Owino testifies to the mivumba industry's sophistication. Traders open bales of garments each morning, grade them into three categories, and ship the lowest-quality items to impoverished villages in the countryside. On a good day, retailers move enough clothing to fill a 40-foot shipping container, and Godfrey Kayongo, who runs a wholesale business in secondhand clothing, estimates that Owino employs 50,000 people.

"Let the clothing industries produce alongside mivumba," he said. "If people choose them, then that's fine."

Mr. Kayongo pours scorn on manufacturers who seek a ban on the garments, ostensibly to build a Ugandan industry. They often import used machinery for their factories, he points out, and drive used cars from abroad.

"This is not patriotism," he snorted. "It is hypocrisy."

The Ugandan government has so far equivocated in the battle over mivumba. In 2003, it raised the import duty on mivumba from 10 to 15 percent, but has held steady since. Regulators have announced a ban on used undergarments, which will put an end to at least one sector of the market.

Aggrey Awori, a member of Parliament who represents a cotton-growing constituency in Uganda near Lake Victoria, is pushing a three-year phase-out of mivumba, a plan he calls "a way of phasing out the culture of used clothing."

And Charlotte Kukunda, an official with the Ugandan Manufacturers Association, said: "The secondhand sector employs enough people to make this a chicken-and-egg question. Who should government policy work for?"

Yet Ms. Kukunda's secondhand white synthetic blouse showed mivumba's enduring appeal. She paid 5,000 Ugandan shillings - about $2.50. A new one would cost four times that.

Little hard evidence exists to answer the question of whether secondhand imports actually lead to the demise of local industries.

In 1997, Texaid, a Swiss-based association of charities that deal in secondhand garments, studied the market for used clothing in Ghana and concluded that it complemented, rather than displaced, the indigenous industry, which dealt mostly in traditional African fabrics, like Ghana's well-known kente cloth. But Ghanaian companies still complain that used clothing boxes them out of their own market.

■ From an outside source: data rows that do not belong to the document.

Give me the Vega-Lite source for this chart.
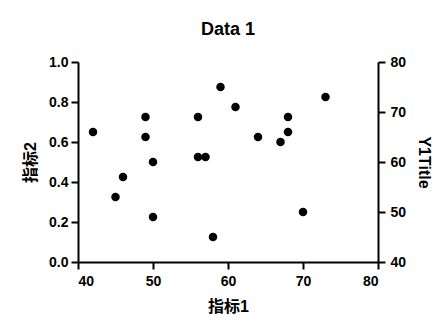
{
  "$schema": "https://vega.github.io/schema/vega-lite/v6.json",
  "width": 300,
  "height": 200,
  "autosize": "none",
  "padding": {"left": 78, "top": 62, "right": 68, "bottom": 65},
  "background": "white",
  "title": {"text": "Data 1", "fontSize": 18, "font": "Liberation Sans", "fontWeight": "bold", "color": "black", "offset": 16},
  "config": {
    "view": {"stroke": null},
    "axis": {
      "grid": false,
      "domainColor": "black",
      "domainWidth": 2,
      "tickColor": "black",
      "tickWidth": 2,
      "tickSize": 7,
      "labelFont": "Liberation Sans",
      "labelFontSize": 14,
      "labelFontWeight": "bold",
      "labelColor": "black",
      "labelPadding": 3,
      "titleFont": "Liberation Sans, Noto Sans CJK SC",
      "titleFontSize": 16,
      "titleFontWeight": "bold",
      "titleColor": "black"
    }
  },
  "data": {"values": [
    {"x": 42, "y1": 66}, {"x": 45, "y1": 53}, {"x": 46, "y1": 57}, {"x": 49, "y1": 69},
    {"x": 49, "y1": 65}, {"x": 50, "y1": 60}, {"x": 50, "y1": 49}, {"x": 56, "y1": 69},
    {"x": 56, "y1": 61}, {"x": 57, "y1": 61}, {"x": 58, "y1": 45}, {"x": 59, "y1": 75},
    {"x": 61, "y1": 71}, {"x": 64, "y1": 65}, {"x": 67, "y1": 64}, {"x": 68, "y1": 69},
    {"x": 68, "y1": 66}, {"x": 70, "y1": 50}, {"x": 73, "y1": 73}
  ]},
  "layer": [
    {
      "mark": {"type": "point", "opacity": 0},
      "encoding": {
        "x": {"field": "x", "type": "quantitative", "scale": {"domain": [40, 80]},
              "axis": {"title": "指标1", "values": [40, 50, 60, 70, 80], "labelPadding": 5, "titlePadding": 10}},
        "y": {"datum": 0, "type": "quantitative", "scale": {"domain": [0, 1]},
              "axis": {"orient": "left", "title": "指标2", "values": [0, 0.2, 0.4, 0.6, 0.8, 1.0], "format": ".1f", "titlePadding": 10}}
      }
    },
    {
      "mark": {"type": "circle", "size": 72, "color": "black", "opacity": 1},
      "encoding": {
        "x": {"field": "x", "type": "quantitative", "scale": {"domain": [40, 80]}},
        "y": {"field": "y1", "type": "quantitative", "scale": {"domain": [40, 80]},
              "axis": {"orient": "right", "title": "Y1Title", "values": [40, 50, 60, 70, 80], "labelPadding": 5, "titlePadding": 10}}
      }
    }
  ],
  "resolve": {"scale": {"y": "independent"}, "axis": {"y": "independent"}}
}
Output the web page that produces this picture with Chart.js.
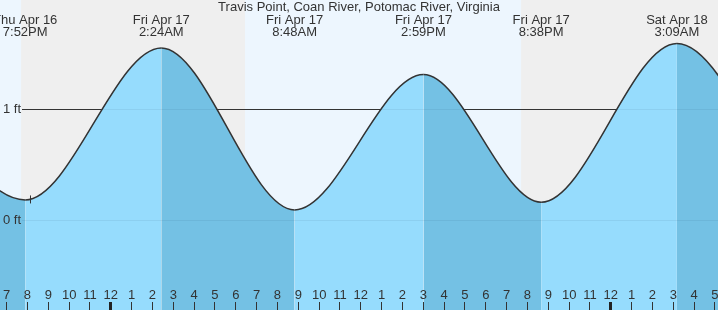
<!DOCTYPE html>
<html>
<head>
<meta charset="utf-8">
<script src="https://cdn.jsdelivr.net/npm/chart.js@4/dist/chart.umd.min.js"></script>
<style>
  body { margin: 0; background: #fff; }
  #wrap { width: 718px; height: 310px; position: relative; }
</style>
</head>
<body>
<div id="wrap"><canvas id="tideChart"></canvas></div>
<script>
// hours are counted from Fri Apr 17 00:00
const tideHours = [-10.4, -4.133, 2.4, 8.8, 14.983, 20.633, 27.15, 33.3];
const tideFeet = [1.38, 0.18, 1.55, 0.09, 1.31, 0.16, 1.59, -0.06];
const extremaHours = [-4.133, 2.4, 8.8, 14.983, 20.633, 27.15];
const extremaDays = ["Thu Apr 16", "Fri Apr 17", "Fri Apr 17", "Fri Apr 17", "Fri Apr 17", "Sat Apr 18"];
const extremaTimes = ["7:52PM", "2:24AM", "8:48AM", "2:59PM", "8:38PM", "3:09AM"];
const daylight = [[-20, -4.33], [6.42, 19.67]];
const hourTicks = [-5,-4,-3,-2,-1,0,1,2,3,4,5,6,7,8,9,10,11,12,13,14,15,16,17,18,19,20,21,22,23,24,25,26,27,28,29];
const hourLabels = ["7","8","9","10","11","12","1","2","3","4","5","6","7","8","9","10","11","12","1","2","3","4","5","6","7","8","9","10","11","12","1","2","3","4","5"];
const feetTicks = [0, 1];
const feetLabels = ["0 ft", "1 ft"];
const markerHour = -3.9;
const markerFeet = 0.185;
const title = "Travis Point, Coan River, Potomac River, Virginia";

const LIGHT = "rgb(150,220,253)";
const DARK = "rgb(116,193,228)";
const TEXT = "#333";
const FONT = "13px 'Liberation Sans', Arial, sans-serif";

function drawGrid(chart, color) {
    const {ctx, chartArea: a, scales: {y}} = chart;
    ctx.strokeStyle = color;
    ctx.lineWidth = 1;
    feetTicks.forEach(v => {
        const py = Math.round(y.getPixelForValue(v)) + 0.5;
        ctx.beginPath();
        ctx.moveTo(22, py);
        ctx.lineTo(a.right, py);
        ctx.stroke();
    });
}

// region above the tide curve, built from the line's own bezier points
function clipAboveCurve(chart) {
    const {ctx, chartArea: a} = chart;
    const pts = chart.getDatasetMeta(0).data;
    ctx.beginPath();
    ctx.moveTo(pts[0].x, pts[0].y);
    for (let i = 1; i < pts.length; i++) {
        const p = pts[i - 1], c = pts[i];
        ctx.bezierCurveTo(p.cp2x, p.cp2y, c.cp1x, c.cp1y, c.x, c.y);
    }
    ctx.lineTo(pts[pts.length - 1].x, a.top - 10);
    ctx.lineTo(pts[0].x, a.top - 10);
    ctx.closePath();
    ctx.clip();
}

const tidePlugin = {
    id: "tideDecor",
    beforeDatasetsDraw(chart) {
        const {ctx, chartArea: a, scales: {x}} = chart;
        ctx.save();
        ctx.fillStyle = "#efefef";
        ctx.fillRect(a.left, a.top, a.right - a.left, a.bottom - a.top);
        ctx.fillStyle = "#edf6fe";
        daylight.forEach(([s, e]) => {
            const x0 = Math.max(a.left, x.getPixelForValue(s));
            const x1 = Math.min(a.right, x.getPixelForValue(e));
            if (x1 > x0) ctx.fillRect(x0, a.top, x1 - x0, a.bottom - a.top);
        });
        ctx.restore();
    },
    afterDatasetsDraw(chart) {
        const {ctx, chartArea: a, scales: {x, y}} = chart;
        ctx.save();
        drawGrid(chart, "rgba(30,60,90,0.08)");
        ctx.restore();
        ctx.save();
        clipAboveCurve(chart);
        drawGrid(chart, "#333");
        ctx.restore();

        ctx.save();
        ctx.strokeStyle = "#333";
        ctx.fillStyle = TEXT;
        ctx.font = FONT;

        // small marker on the curve
        const mx = Math.round(x.getPixelForValue(markerHour)) + 0.5;
        const my = y.getPixelForValue(markerFeet);
        ctx.lineWidth = 1;
        ctx.beginPath();
        ctx.moveTo(mx, my - 4);
        ctx.lineTo(mx, my + 4);
        ctx.stroke();

        // hour ticks along the bottom
        ctx.textAlign = "center";
        ctx.textBaseline = "middle";
        hourTicks.forEach((h, i) => {
            const px = x.getPixelForValue(h) - 1;
            const midnight = h % 24 === 0;
            ctx.fillStyle = midnight ? "#222" : "#333";
            ctx.fillRect(Math.round(px) - (midnight ? 1 : 0), 302, midnight ? 3 : 1, 8);
            ctx.fillStyle = TEXT;
            ctx.fillText(hourLabels[i], px + 0.5, 295);
        });

        // feet labels
        ctx.textAlign = "left";
        feetTicks.forEach((v, i) => {
            ctx.fillText(feetLabels[i], 3, y.getPixelForValue(v));
        });

        // high / low labels
        ctx.textAlign = "center";
        extremaHours.forEach((h, i) => {
            const px = x.getPixelForValue(h);
            ctx.fillText(extremaDays[i], px, 20);
            ctx.fillText(extremaTimes[i], px, 32);
        });

        ctx.fillText(title, (a.left + a.right) / 2, 7);
        ctx.restore();
    }
};

new Chart(document.getElementById("tideChart"), {
    type: "line",
    data: {
        datasets: [{
            data: tideHours.map((h, i) => ({x: h, y: tideFeet[i]})),
            borderColor: "#333",
            borderWidth: 1.5,
            pointRadius: 0,
            fill: "start",
            backgroundColor: LIGHT,
            cubicInterpolationMode: "monotone",
            segment: {
                backgroundColor: c => c.p1.parsed.y < c.p0.parsed.y ? DARK : LIGHT
            }
        }]
    },
    options: {
        responsive: true,
        maintainAspectRatio: false,
        animation: false,
        layout: {padding: 0},
        plugins: {legend: {display: false}, tooltip: {enabled: false}, title: {display: false}},
        scales: {
            x: {type: "linear", display: false, min: -5.342, max: 29.122},
            y: {type: "linear", display: false, min: -0.811, max: 1.982}
        }
    },
    plugins: [tidePlugin]
});
</script>
</body>
</html>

In Uganda, few would pin the absence of a domestic clothing industry purely on economics. The country's turbulent politics, notably Idi Amin's cruel dictatorship in the 1970's, undoubtedly fostered a steep economic decline.

But Mr. Sirak still yearns for the days of old. Through the early 1970's, cotton plantations set up by British colonialists on the banks of the Nile formed the backbone of Uganda's economy. First they produced high-quality cloth, then manufactured garments. But a decade of political strife flattened them all, and in the late 1980's, as calm returned, mivumba arrived.

"This beautiful industry has gone," Mr. Sirak said with a wistful sigh. "In its place have come" - he spits out the words venomously - "secondhand clothes."

 
 

Questions:

  1. Wouldn't permitting the import of used clothes reduce local employment in the garment industry? Isn't it therefore better to ban the import of used clothes?
  2. What other arguments could be used to ban importing used clothes?
  3. What do you think of Mr. Sirak's point that the import of used clothes has lead to a reduction in the quality of garments?